Episode 3 of the 100 Days Sketching Challenge blasts off into space — drawing a complete space adventure scene with a rocket ship, an astronaut, and planets. Combining several elements into one scene is a big step up in skill, teaching composition. Parikshet guides you through this cosmic scene step by step.

🖍️ What You Need

  • Pencil and eraser
  • Grey and red markers for the rocket
  • White and orange for the astronaut
  • Blue, purple, and black for space
  • Black pen for outlines

How to Draw a Space Adventure Scene Step by Step

  1. Draw the rocket ship — a tall cylinder body with a pointed cone nose at the top, two or three triangular fins at the base, and a round window (porthole) in the middle.
  2. Add the rocket flames — fire and smoke bursting from the bottom of the rocket as it launches: layered orange, yellow, and red flame shapes.
  3. Draw the astronaut — a figure in a puffy white spacesuit: a round helmet with a dark visor, a bulky body, thick arms and legs, and a backpack (the life-support unit).
  4. Pose the astronaut floating — show the astronaut floating in space with limbs slightly spread, as if in zero gravity.
  5. Add the planets — a few circles of different sizes for planets, with one ringed planet (like Saturn) for variety. Add some surface bands or craters.
  6. Fill the space background — colour the background deep blue-black and scatter small white stars and dots throughout.
  7. Add finishing touches — a crescent moon, a shooting star with a trailing line, and maybe a tiny satellite.
  8. Colour — grey-and-red rocket, white astronaut, colourful planets, dark starry space.
💡 Parikshet's Tip: This scene is about COMPOSITION — arranging several elements together. Place the rocket, astronaut, and planets at different sizes and positions so they don't all sit in a line. Putting one element closer (larger) and others further (smaller) creates depth and makes the scene feel like real, vast space.

🌟 Did You Know?

In space, there is no air, so astronauts float in 'microgravity' — and a real rocket has to reach a speed of about 28,000 km/h to escape Earth's gravity and reach orbit! Astronauts' white spacesuits are essentially personal spaceships, providing oxygen, temperature control, and protection from the vacuum of space. The first human in space was Yuri Gagarin in 1961.

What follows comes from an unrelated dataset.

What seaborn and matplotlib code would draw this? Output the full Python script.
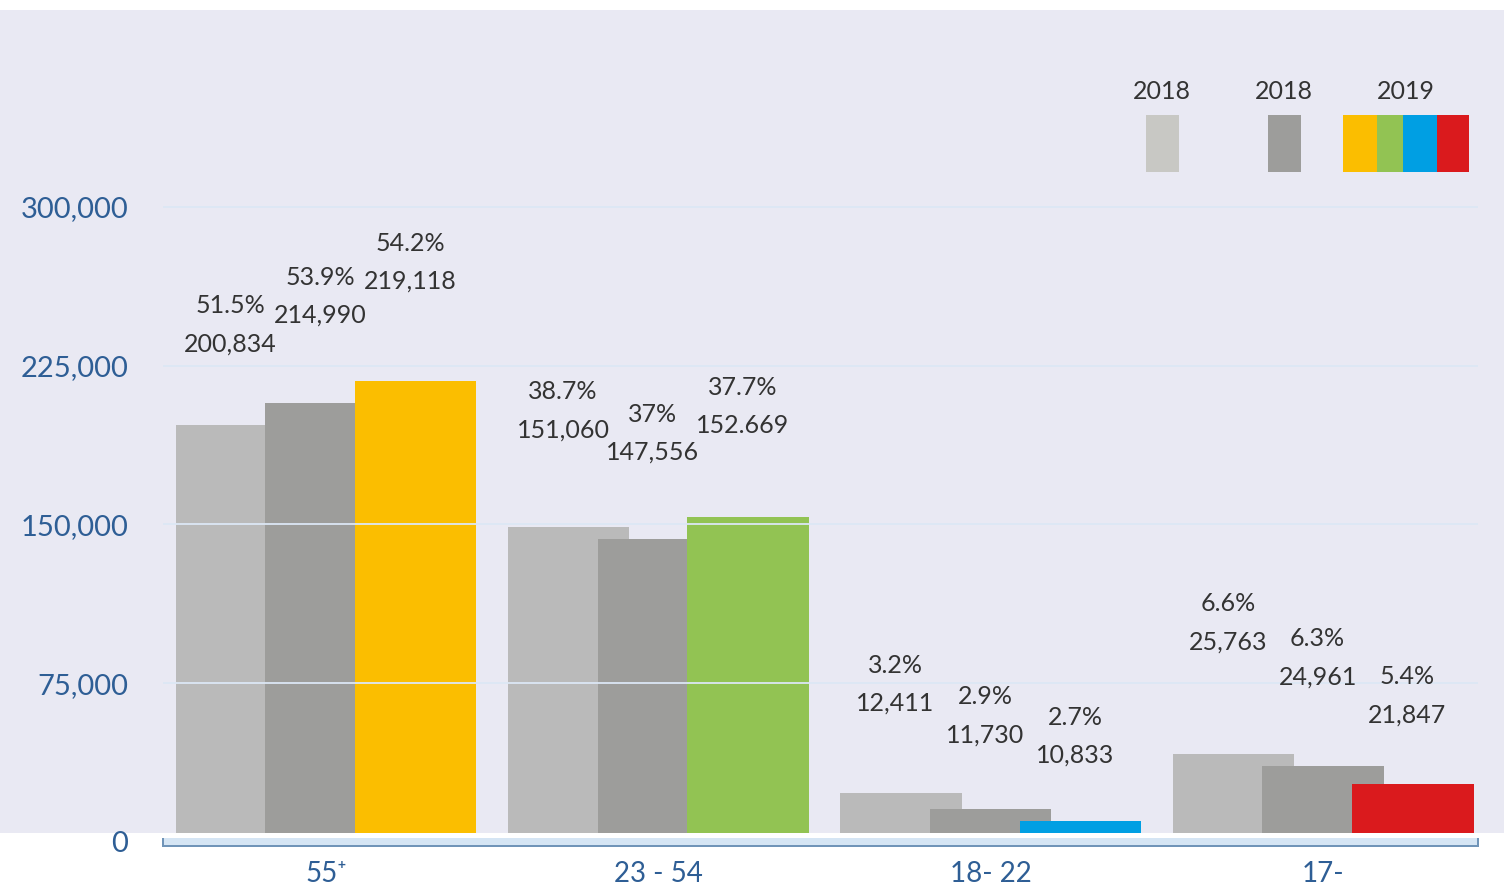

Elements of a Great Space Scene

  • Rocket — cylinder body, cone nose, fins, porthole, flames
  • Astronaut — puffy white suit, helmet visor, backpack
  • Planets — different sizes, one with rings for variety
  • Starry background — deep dark space scattered with stars

🎯 Try This: Draw an Alien Planet Scene

  1. Draw an astronaut who has just landed on a strange alien planet.
  2. Add a colourful alien landscape — odd rocks, two suns, strange plants.
  3. Draw the rocket parked nearby and a friendly alien creature.
  4. Fill the sky with stars and distant planets.